4.3.1. Comparison of Subjective Results

As shown in Figure 7, the CBF method indicates a good contrast ratio of fusion results but serious artifact and noise. CVT and CVTSR methods indicate the overall dark image and vague edge structure. The NSCT method indicates overall vague fusion result, which is not beneficial to the human eye recognition and subsequent computer processing. The RP method indicates overall excessive illumination of the fusion result and incomplete image information. Compared to the fusion effect hereof, the proposed algorithm indicates a good contrast ratio and detailed information, integrates different information of multimode images, and realizes the purpose of image fusion well.
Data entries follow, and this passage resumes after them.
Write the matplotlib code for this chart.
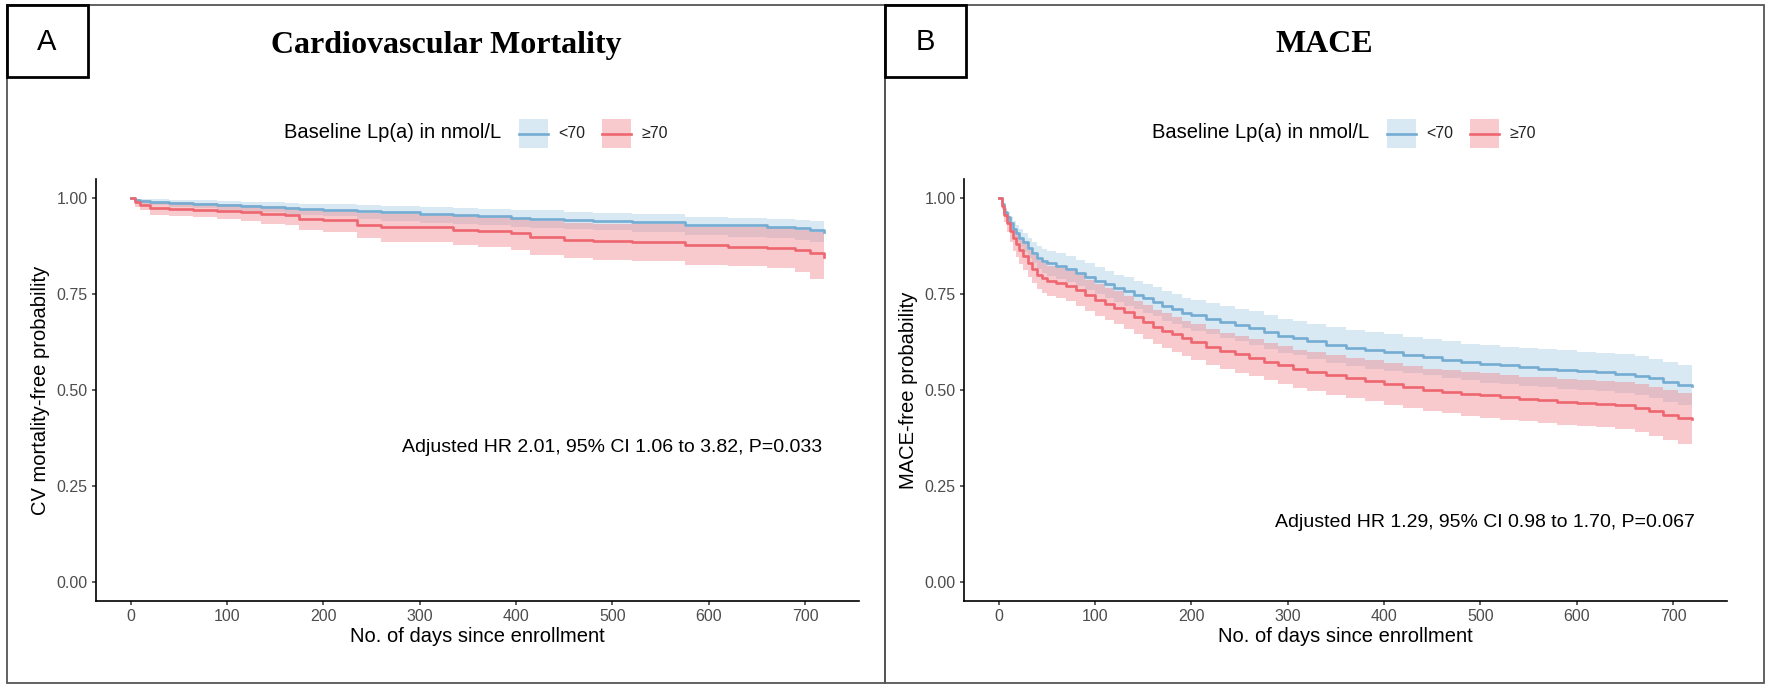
import matplotlib
matplotlib.use("Agg")
import matplotlib.pyplot as plt
from matplotlib.patches import Rectangle
from matplotlib.lines import Line2D
from matplotlib.transforms import Affine2D

plt.rcParams['font.family'] = ['Liberation Sans', 'DejaVu Sans']

W, H = 1772, 690

# --- data (Kaplan-Meier knots) ---
groups = ['<70', '\u226570']
legend_title = 'Baseline Lp(a) in nmol/L'

cv_days = [0, 5, 10, 20, 40, 65, 90, 115, 135, 160, 175, 200, 235, 260, 300, 335,
           360, 395, 415, 450, 480, 520, 575, 620, 660, 690, 705, 720]
cv_lt70 = [1.0, 0.996, 0.993, 0.99, 0.988, 0.985, 0.982, 0.979, 0.977, 0.974, 0.972, 0.97,
           0.966, 0.963, 0.959, 0.956, 0.953, 0.949, 0.947, 0.944, 0.941, 0.937, 0.931,
           0.929, 0.926, 0.923, 0.918, 0.913]
cv_lt70_hi = [1.0, 0.999, 0.998, 0.997, 0.996, 0.994, 0.992, 0.99, 0.989, 0.987, 0.986,
              0.985, 0.982, 0.98, 0.977, 0.975, 0.973, 0.97, 0.968, 0.965, 0.962, 0.958,
              0.952, 0.949, 0.946, 0.943, 0.94, 0.937]
cv_lt70_lo = [1.0, 0.991, 0.986, 0.982, 0.978, 0.974, 0.97, 0.966, 0.963, 0.959, 0.956,
              0.953, 0.946, 0.941, 0.936, 0.932, 0.929, 0.925, 0.923, 0.92, 0.916, 0.911,
              0.904, 0.90, 0.896, 0.892, 0.886, 0.878]
cv_ge70 = [1.0, 0.99, 0.983, 0.975, 0.973, 0.97, 0.967, 0.963, 0.958, 0.956, 0.947, 0.943,
           0.93, 0.924, 0.924, 0.917, 0.914, 0.908, 0.899, 0.892, 0.889, 0.886, 0.878,
           0.874, 0.87, 0.864, 0.856, 0.846]
cv_ge70_hi = [1.0, 0.998, 0.995, 0.99, 0.989, 0.987, 0.985, 0.983, 0.98, 0.978, 0.973,
              0.97, 0.962, 0.958, 0.958, 0.953, 0.951, 0.947, 0.941, 0.936, 0.934, 0.932,
              0.926, 0.924, 0.921, 0.917, 0.911, 0.905]
cv_ge70_lo = [1.0, 0.978, 0.968, 0.957, 0.954, 0.95, 0.946, 0.94, 0.933, 0.93, 0.918,
              0.912, 0.896, 0.887, 0.886, 0.877, 0.873, 0.864, 0.853, 0.844, 0.84, 0.836,
              0.827, 0.822, 0.817, 0.808, 0.79, 0.772]

mace_days = [0, 3, 6, 9, 12, 15, 18, 21, 25, 30, 35, 40, 45, 50, 60, 70, 80, 90, 100,
             110, 120, 130, 140, 150, 160, 170, 180, 190, 200, 215, 230, 245, 260, 275,
             290, 305, 320, 340, 360, 380, 400, 420, 440, 460, 480, 500, 520, 540, 560,
             580, 600, 620, 640, 660, 675, 690, 705, 720]
mace_lt70 = [1.0, 0.985, 0.965, 0.95, 0.935, 0.92, 0.908, 0.897, 0.885, 0.87, 0.857,
             0.845, 0.837, 0.83, 0.823, 0.815, 0.805, 0.795, 0.785, 0.775, 0.765, 0.757,
             0.748, 0.739, 0.73, 0.72, 0.71, 0.702, 0.695, 0.686, 0.678, 0.67, 0.662,
             0.652, 0.642, 0.635, 0.627, 0.618, 0.61, 0.603, 0.598, 0.592, 0.586, 0.579,
             0.573, 0.568, 0.564, 0.56, 0.556, 0.553, 0.55, 0.547, 0.543, 0.537, 0.53,
             0.52, 0.514, 0.511]
mace_lt70_hi = [1.0, 0.991, 0.975, 0.963, 0.951, 0.94, 0.93, 0.92, 0.909, 0.895, 0.885,
                0.875, 0.868, 0.862, 0.856, 0.849, 0.839, 0.83, 0.82, 0.811, 0.801, 0.794,
                0.785, 0.777, 0.768, 0.759, 0.749, 0.741, 0.735, 0.727, 0.719, 0.712,
                0.705, 0.696, 0.686, 0.68, 0.672, 0.664, 0.656, 0.65, 0.645, 0.639,
                0.634, 0.627, 0.621, 0.617, 0.613, 0.609, 0.606, 0.603, 0.6, 0.597,
                0.594, 0.589, 0.582, 0.572, 0.566, 0.563]
mace_lt70_lo = [1.0, 0.978, 0.953, 0.934, 0.916, 0.898, 0.885, 0.873, 0.861, 0.845, 0.83,
                0.815, 0.806, 0.798, 0.79, 0.781, 0.771, 0.761, 0.75, 0.739, 0.729, 0.72,
                0.711, 0.701, 0.692, 0.681, 0.671, 0.662, 0.655, 0.645, 0.636, 0.627,
                0.618, 0.607, 0.597, 0.59, 0.581, 0.571, 0.563, 0.555, 0.55, 0.544,
                0.538, 0.531, 0.525, 0.519, 0.515, 0.511, 0.507, 0.503, 0.50, 0.497,
                0.493, 0.486, 0.478, 0.468, 0.462, 0.459]
mace_ge70 = [1.0, 0.98, 0.957, 0.935, 0.915, 0.895, 0.88, 0.865, 0.848, 0.83, 0.815, 0.80,
             0.792, 0.785, 0.778, 0.771, 0.76, 0.748, 0.735, 0.725, 0.715, 0.703, 0.69,
             0.677, 0.665, 0.655, 0.645, 0.635, 0.625, 0.613, 0.602, 0.593, 0.584, 0.574,
             0.564, 0.555, 0.547, 0.538, 0.532, 0.524, 0.516, 0.508, 0.501, 0.496, 0.49,
             0.486, 0.481, 0.477, 0.474, 0.47, 0.467, 0.464, 0.46, 0.453, 0.445, 0.435,
             0.427, 0.424]
mace_ge70_hi = [1.0, 0.988, 0.971, 0.953, 0.937, 0.922, 0.91, 0.897, 0.882, 0.866, 0.852,
                0.838, 0.83, 0.824, 0.817, 0.81, 0.8, 0.788, 0.776, 0.767, 0.757, 0.745,
                0.733, 0.721, 0.709, 0.7, 0.69, 0.681, 0.671, 0.66, 0.649, 0.641, 0.633,
                0.623, 0.614, 0.605, 0.598, 0.59, 0.584, 0.577, 0.57, 0.562, 0.556,
                0.552, 0.547, 0.544, 0.539, 0.535, 0.533, 0.529, 0.527, 0.524, 0.52,
                0.515, 0.508, 0.499, 0.493, 0.492]
mace_ge70_lo = [1.0, 0.97, 0.939, 0.912, 0.887, 0.863, 0.846, 0.829, 0.812, 0.794, 0.778,
                0.762, 0.754, 0.746, 0.739, 0.732, 0.72, 0.707, 0.694, 0.683, 0.673, 0.66,
                0.647, 0.633, 0.621, 0.61, 0.6, 0.589, 0.579, 0.566, 0.555, 0.545, 0.536,
                0.525, 0.515, 0.505, 0.497, 0.487, 0.48, 0.471, 0.461, 0.453, 0.445,
                0.44, 0.433, 0.428, 0.423, 0.418, 0.415, 0.41, 0.407, 0.403, 0.398, 0.39,
                0.381, 0.37, 0.36, 0.355]

x_ticks = [0, 100, 200, 300, 400, 500, 600, 700]
y_ticks = [0.00, 0.25, 0.50, 0.75, 1.00]

blue, blue_band = '#74acd2', '#7fb7d9'
red, red_band = '#ee6670', '#f27c84'

fig = plt.figure(figsize=(W / 100, H / 100), dpi=100)
px = Affine2D().scale(1 / W, -1 / H).translate(0, 1) + fig.transFigure


def panel(frame_x, frame_w, ax_x, letter, title, ylabel, days, series, note, note_xy):
    # outer frame and letter box
    fig.add_artist(Rectangle((frame_x, 5), frame_w, 678, transform=px, fill=False,
                             edgecolor='#555555', lw=1.3))
    fig.add_artist(Rectangle((frame_x, 5), 81, 72, transform=px, facecolor='white',
                             edgecolor='black', lw=2.0))
    fig.text(frame_x + 40, 42, letter, transform=px, ha='center', va='center', fontsize=21)
    fig.text(frame_x + frame_w / 2, 45, title, transform=px, ha='center', va='center',
             fontsize=23, fontweight='bold', family='Liberation Serif')

    ax = fig.add_axes([ax_x / W, 1 - 601 / H, 763 / W, 422 / H])
    (m1, lo1, hi1), (m2, lo2, hi2) = series
    ax.fill_between(days, lo1, hi1, step='post', color=blue_band, alpha=0.3, lw=0)
    ax.step(days, m1, where='post', color=blue, lw=1.9)
    ax.fill_between(days, lo2, hi2, step='post', color=red_band, alpha=0.4, lw=0)
    ax.step(days, m2, where='post', color=red, lw=1.9)

    ax.set_xlim(-36, 756)
    ax.set_ylim(-0.05, 1.05)
    ax.set_xticks(x_ticks)
    ax.set_yticks(y_ticks)
    ax.set_yticklabels([f'{v:.2f}' for v in y_ticks])
    for s in ['top', 'right']:
        ax.spines[s].set_visible(False)
    for s in ['left', 'bottom']:
        ax.spines[s].set_linewidth(1.2)
    ax.tick_params(length=3, width=1.1, color='#333333', labelcolor='#4d4d4d',
                   labelsize=11.5, pad=3)
    ax.set_xlabel('No. of days since enrollment', fontsize=14.5, labelpad=2)
    ax.set_ylabel(ylabel, fontsize=14.5, labelpad=5)
    ax.text(note_xy[0], note_xy[1], note, ha='center', va='center', fontsize=14)

    # legend drawn above the plot area, centred on the axes
    cx = ax_x + 763 / 2
    fig.text(cx - 193, 133, legend_title, transform=px, ha='left', va='center',
             fontsize=14.5)
    for k, (c, cb, lab) in enumerate([(blue, blue_band, groups[0]), (red, red_band, groups[1])]):
        kx = cx + 42 + k * 83
        fig.add_artist(Rectangle((kx, 119), 29, 29, transform=px, facecolor=cb,
                                 alpha=0.3 if k == 0 else 0.4, lw=0))
        fig.add_artist(Line2D([kx, kx + 29], [133.5, 133.5], transform=px, color=c, lw=1.9))
        fig.text(kx + 39, 133, lab, transform=px, ha='left', va='center', fontsize=11.5,
                 color='#222222')
    return ax


panel(7, 878, 96, 'A', 'Cardiovascular Mortality', 'CV mortality-free probability',
      cv_days, [(cv_lt70, cv_lt70_lo, cv_lt70_hi), (cv_ge70, cv_ge70_lo, cv_ge70_hi)],
      'Adjusted HR 2.01, 95% CI 1.06 to 3.82, P=0.033', (500, 0.35))
panel(885, 879, 964, 'B', 'MACE', 'MACE-free probability',
      mace_days, [(mace_lt70, mace_lt70_lo, mace_lt70_hi),
                  (mace_ge70, mace_ge70_lo, mace_ge70_hi)],
      'Adjusted HR 1.29, 95% CI 0.98 to 1.70, P=0.067', (505, 0.155))

fig.savefig('out.png', dpi=100)
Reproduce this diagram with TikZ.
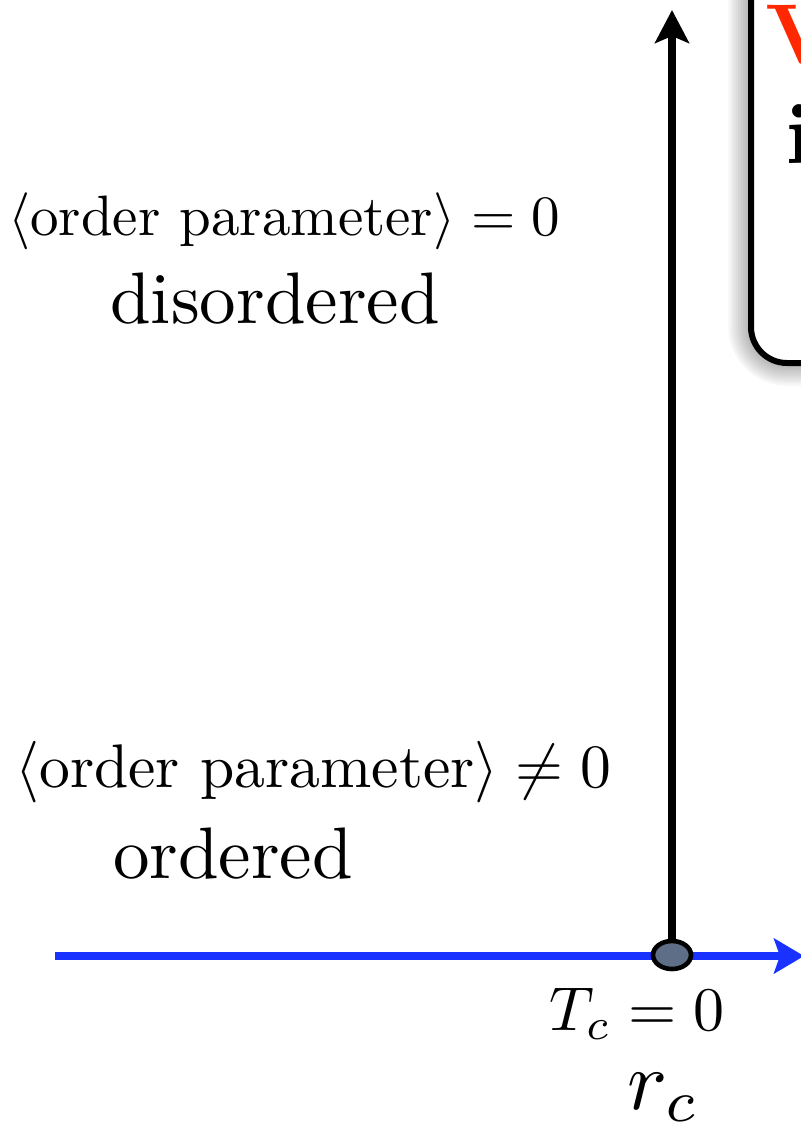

4.3.2. Comparison of Objective Results

Table 2 shows the mean values of results for four groups of multimode medical image fusion, where bold values are optimal, and visual processing is shown in Figure 8. It can be seen that the proposed algorithm obtains optimal or suboptimal values among all contrast indexes. According to all subjective and objective evaluations, the proposed algorithm can realize the optimal fusion effect in multimodel medical images, integrate information from the source image, and benefit subsequent human eye judgment or computer processing compared to contrast algorithms.

5. Conclusions

The paper proposes an image fusion algorithm based on improved RGF and visual saliency map. Firstly, the paper uses RGF to decompose the image into the base layer, interlayer, and detail layer at different scales. Secondly, the paper obtains a visual weight map through the calculation of the source image and uses the guided filter to better guide the base layer fusion. Then, it realizes the interlayer fusion through maximum local variance and realizes the detail layer fusion through the maximum absolute value of the pixel. Finally, it obtains the fused image through weight fusion. The experiment uses the infrared and visible light image pair and multimode medical image pair to compare and verify the proposed algorithm. The experimental results indicate that the proposed method is better than the contrast algorithm in subjective effect and objective evaluation. Besides, the fused image with better details, edge, and texture retention capacity and good overall contrast ratio can be obtained with the proposed algorithm.

Data Availability

The basis of data from TNO_Image_Fusion_Dataset is used this article, and the details can be found in https://figshare.com/articles/TN_Image_Fusion_Dataset/1008029.

Conflicts of Interest

The authors declare that they have no conflicts of interest.